FIG. 2 also depicts additional details of the configuration of the self-powered light sources 38 and 38′. The light is preferably somewhat collumated by a light collar 62. An energy source, such as a tritium wand 64 emits decay energy which is received by a flourescing lens 60, which develops the light energy for transmission over the appropriate optical fiber 42, 42′, or 42″. This feature of the invention directs light directly onto the receiver, and not out into the tailrod housing where it may be received by another receiver as noise.

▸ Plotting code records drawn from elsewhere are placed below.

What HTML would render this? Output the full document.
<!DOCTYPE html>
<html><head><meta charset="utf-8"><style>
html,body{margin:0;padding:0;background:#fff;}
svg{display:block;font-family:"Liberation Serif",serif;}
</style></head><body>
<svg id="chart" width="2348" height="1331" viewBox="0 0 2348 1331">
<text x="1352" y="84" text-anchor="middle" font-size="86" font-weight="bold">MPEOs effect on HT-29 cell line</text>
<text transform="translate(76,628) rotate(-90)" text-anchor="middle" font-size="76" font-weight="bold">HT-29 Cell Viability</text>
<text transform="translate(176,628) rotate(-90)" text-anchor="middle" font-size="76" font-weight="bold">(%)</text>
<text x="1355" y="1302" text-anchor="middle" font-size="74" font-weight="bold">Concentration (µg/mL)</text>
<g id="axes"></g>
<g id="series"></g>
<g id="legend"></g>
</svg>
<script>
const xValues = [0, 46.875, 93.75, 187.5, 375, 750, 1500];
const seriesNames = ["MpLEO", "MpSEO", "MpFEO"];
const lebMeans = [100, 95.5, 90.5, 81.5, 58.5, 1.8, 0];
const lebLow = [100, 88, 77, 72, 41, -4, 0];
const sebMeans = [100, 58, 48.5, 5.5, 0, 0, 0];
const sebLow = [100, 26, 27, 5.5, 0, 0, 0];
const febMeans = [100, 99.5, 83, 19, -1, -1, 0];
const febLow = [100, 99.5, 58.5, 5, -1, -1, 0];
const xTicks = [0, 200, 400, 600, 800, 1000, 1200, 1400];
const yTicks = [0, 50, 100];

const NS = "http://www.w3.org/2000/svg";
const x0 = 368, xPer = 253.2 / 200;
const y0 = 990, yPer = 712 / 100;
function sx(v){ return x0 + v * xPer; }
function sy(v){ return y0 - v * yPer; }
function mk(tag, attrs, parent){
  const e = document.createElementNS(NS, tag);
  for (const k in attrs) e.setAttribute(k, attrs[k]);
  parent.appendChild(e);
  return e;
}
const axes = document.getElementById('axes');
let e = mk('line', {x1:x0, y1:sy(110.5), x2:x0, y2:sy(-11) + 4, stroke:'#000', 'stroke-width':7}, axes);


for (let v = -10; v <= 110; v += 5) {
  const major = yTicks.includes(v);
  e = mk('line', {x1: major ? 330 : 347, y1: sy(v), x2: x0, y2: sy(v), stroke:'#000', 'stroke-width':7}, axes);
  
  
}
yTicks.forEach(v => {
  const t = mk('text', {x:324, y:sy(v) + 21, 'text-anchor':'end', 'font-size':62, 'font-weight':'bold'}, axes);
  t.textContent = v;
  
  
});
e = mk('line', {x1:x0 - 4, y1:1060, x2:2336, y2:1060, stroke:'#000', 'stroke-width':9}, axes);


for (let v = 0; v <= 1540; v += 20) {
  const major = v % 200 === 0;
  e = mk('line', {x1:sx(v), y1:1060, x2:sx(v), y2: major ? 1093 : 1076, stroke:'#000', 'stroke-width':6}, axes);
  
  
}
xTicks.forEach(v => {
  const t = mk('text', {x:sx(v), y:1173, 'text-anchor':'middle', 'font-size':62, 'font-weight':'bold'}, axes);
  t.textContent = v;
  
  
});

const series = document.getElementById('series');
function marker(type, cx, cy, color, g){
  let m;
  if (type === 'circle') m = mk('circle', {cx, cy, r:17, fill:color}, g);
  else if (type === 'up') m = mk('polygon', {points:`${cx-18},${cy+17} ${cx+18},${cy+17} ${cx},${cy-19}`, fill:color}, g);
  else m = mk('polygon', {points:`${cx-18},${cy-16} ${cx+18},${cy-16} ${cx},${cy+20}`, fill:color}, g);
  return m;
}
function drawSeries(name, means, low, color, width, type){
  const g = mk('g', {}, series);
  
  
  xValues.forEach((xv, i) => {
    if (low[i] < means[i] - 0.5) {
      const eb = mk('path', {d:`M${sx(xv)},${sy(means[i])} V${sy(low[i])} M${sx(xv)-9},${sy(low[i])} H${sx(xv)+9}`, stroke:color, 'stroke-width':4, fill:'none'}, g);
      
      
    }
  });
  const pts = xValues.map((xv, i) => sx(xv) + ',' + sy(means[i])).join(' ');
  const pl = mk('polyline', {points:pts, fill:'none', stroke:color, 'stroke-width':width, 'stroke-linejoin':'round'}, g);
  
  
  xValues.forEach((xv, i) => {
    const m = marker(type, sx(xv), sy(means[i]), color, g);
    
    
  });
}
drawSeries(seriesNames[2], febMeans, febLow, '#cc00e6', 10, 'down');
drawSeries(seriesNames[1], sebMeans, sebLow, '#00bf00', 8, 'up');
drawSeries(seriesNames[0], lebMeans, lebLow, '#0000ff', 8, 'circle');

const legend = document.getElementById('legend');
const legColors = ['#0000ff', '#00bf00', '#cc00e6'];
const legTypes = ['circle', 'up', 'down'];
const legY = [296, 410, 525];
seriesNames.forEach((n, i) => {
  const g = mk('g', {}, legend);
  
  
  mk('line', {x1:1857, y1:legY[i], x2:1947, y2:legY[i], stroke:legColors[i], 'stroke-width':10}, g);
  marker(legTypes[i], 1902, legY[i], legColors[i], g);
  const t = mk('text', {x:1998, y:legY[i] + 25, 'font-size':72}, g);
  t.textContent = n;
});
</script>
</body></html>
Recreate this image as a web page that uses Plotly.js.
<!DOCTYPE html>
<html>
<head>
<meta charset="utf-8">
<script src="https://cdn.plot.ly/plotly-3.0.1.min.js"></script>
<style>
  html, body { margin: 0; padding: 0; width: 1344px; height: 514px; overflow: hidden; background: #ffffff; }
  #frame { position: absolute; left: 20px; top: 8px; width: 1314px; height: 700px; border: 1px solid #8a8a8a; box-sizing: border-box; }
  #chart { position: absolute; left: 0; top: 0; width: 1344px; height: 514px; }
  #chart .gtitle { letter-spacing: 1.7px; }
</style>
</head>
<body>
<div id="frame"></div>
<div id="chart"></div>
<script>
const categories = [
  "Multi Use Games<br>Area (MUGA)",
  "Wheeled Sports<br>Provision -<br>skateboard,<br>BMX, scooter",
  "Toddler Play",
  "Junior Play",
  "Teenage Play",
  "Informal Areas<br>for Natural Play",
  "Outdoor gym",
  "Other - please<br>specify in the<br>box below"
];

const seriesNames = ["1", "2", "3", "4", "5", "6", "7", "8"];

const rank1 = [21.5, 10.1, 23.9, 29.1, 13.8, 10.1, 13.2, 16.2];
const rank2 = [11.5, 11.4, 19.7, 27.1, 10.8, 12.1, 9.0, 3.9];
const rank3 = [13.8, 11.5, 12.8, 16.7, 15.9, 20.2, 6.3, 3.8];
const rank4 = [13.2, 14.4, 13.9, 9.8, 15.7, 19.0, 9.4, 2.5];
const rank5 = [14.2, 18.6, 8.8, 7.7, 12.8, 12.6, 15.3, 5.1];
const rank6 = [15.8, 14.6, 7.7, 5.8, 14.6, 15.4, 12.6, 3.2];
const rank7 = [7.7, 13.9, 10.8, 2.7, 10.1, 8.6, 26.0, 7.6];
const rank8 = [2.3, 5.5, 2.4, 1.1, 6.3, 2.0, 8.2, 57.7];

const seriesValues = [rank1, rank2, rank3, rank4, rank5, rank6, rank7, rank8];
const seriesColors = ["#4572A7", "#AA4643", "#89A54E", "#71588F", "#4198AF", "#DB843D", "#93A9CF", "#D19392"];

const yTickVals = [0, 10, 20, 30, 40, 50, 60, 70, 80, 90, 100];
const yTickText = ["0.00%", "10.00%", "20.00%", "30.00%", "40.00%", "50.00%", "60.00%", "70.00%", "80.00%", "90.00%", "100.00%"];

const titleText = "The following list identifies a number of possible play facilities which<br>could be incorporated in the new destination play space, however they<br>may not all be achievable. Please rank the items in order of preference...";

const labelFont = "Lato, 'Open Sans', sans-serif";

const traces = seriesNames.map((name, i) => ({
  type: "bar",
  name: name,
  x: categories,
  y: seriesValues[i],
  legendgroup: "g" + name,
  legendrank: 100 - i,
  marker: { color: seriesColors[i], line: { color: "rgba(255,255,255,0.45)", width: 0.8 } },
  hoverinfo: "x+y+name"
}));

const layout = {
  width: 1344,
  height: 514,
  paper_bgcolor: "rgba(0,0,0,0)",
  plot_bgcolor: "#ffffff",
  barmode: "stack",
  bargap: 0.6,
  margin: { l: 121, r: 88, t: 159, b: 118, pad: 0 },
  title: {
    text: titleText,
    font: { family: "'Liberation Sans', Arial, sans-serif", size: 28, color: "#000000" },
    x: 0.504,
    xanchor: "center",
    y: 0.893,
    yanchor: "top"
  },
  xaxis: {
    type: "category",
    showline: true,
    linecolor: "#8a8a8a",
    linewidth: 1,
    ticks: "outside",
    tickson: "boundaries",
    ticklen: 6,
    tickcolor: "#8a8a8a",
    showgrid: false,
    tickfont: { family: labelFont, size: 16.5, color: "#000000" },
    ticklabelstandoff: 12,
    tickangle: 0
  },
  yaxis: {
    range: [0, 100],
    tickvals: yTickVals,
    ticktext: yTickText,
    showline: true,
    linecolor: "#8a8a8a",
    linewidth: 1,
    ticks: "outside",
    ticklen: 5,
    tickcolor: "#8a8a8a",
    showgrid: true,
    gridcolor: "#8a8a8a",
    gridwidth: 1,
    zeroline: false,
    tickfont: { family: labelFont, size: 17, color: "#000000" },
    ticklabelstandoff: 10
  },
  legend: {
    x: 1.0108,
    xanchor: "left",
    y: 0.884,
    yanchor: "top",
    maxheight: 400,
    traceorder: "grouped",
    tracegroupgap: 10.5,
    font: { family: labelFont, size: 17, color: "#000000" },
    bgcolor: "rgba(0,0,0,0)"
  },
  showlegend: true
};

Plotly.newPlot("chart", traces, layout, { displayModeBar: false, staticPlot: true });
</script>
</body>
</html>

Finally, FIG. 3 illustrates an additional feature of the invention is it relates to an audible indicator, in place of or preferably in addition to the light indicators previously described. Each of the electrical conductors 46, 46′, and 46″ provide an input into a control module 70 which includes central processing unit 72. The CPA 72 interprets the electrical signals over the input lines as digital signals. A light input from the receiver 40, and no input from the other receiver(s), is interpreted as indicating that the ram is shut, and an audible signal, including a voice generation signal, is provided by the CPU that that the ram is shut. Similarly, a light signal received by the receiver 40′ (and no other signals) indicates that the ram is shut, and an audible signal, such as a tone or a voice signal, indicates such by a speaker 74. If the ram is in an intermediate position for longer than a predetermined period of time, indicating an unsafe condition for the ram, a different signal is generated by the CPU, including an alarm signal or a voice signal telling the operator of the condition.
The principles, preferred embodiment, and mode of operation of the present invention have been described in the foregoing specification. This invention is not to be construed as limited to the particular forms disclosed, since these are regarded as illustrative rather than restrictive. Moreover, variations and changes may be made by those skilled in the art without departing from the spirit of the invention.